En ze weet inmiddels, na heel veel jaren in oude huizen met veel gezellige hoekjes en gleufjes en kieren te hebben gewoond, dat ‘één muis = geen muis’ telt, maar ze vindt het nu eenmaal een prettiger idee dat ze een muis hebben dan een hele horde.

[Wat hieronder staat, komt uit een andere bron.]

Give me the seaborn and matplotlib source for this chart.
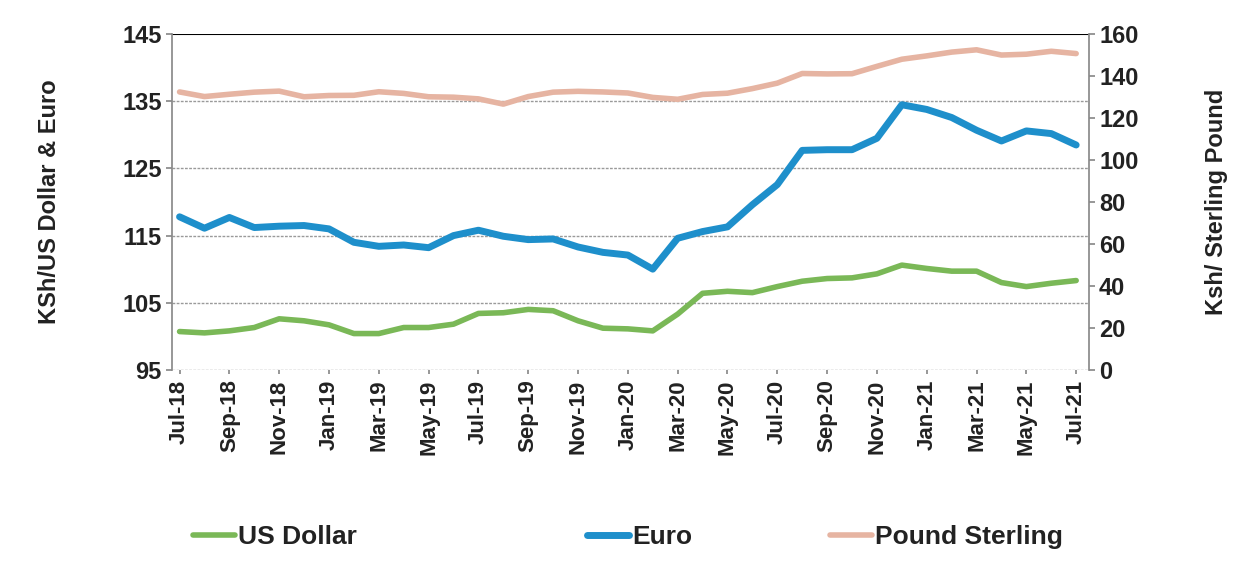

Haar geliefde had hem als eerste gespot. Hij werkt vaak in de nachtdienst, dus in de stilte van de nacht glipte er iets langs hem en vervolgens deed hij nachtelijk verslag. ‘Ik denk dat we een muis hebben’ werd: ‘Ik heb hem weer gezien’. Daarna stelde de muis zich aan meer gezinsleden voor. ‘Mama’, haar jongste meisje sprong op en neer voor haar, ‘ik heb de muis ook gezien!’ En dat was niet het enige. ‘Hij had een heel dik buikje, dus ik denk dat ze lekker van het gif heeft gegeten.’ Ze pufte de gedachte dat de muis heel veel baby’s in haar buik had weg. En die avond ontmoette mijn vriendin haar ook. Ze vluchtte zonder de hond uit te laten voor haar avondplasje naar boven en kwam pas de volgende ochtend, luid stampend, terug. Toen ze haar de dag erna weer trof, besloot ze grof geschut in te zetten. Dan maar de good old muizenval. Stukje kaas, plakje worst en hatsekiedee. Korte metten. Wat denk je? Niets, nakkes, nada. Mijn vriendin beklaagde zich erover bij haar geliefde. Die begreep het wel. Muizen zouden niet van kaas en worst houden. Pindakaas wilden ze. Op een stukje witbrood. ‘Dus ik heb muizen omdat ik een kruimel op het aanrecht zou hebben laten liggen? Maar een blokje emmentaler is ze te min?’ Muizen en mijn vriendin, echt een goed setje zal het nooit worden.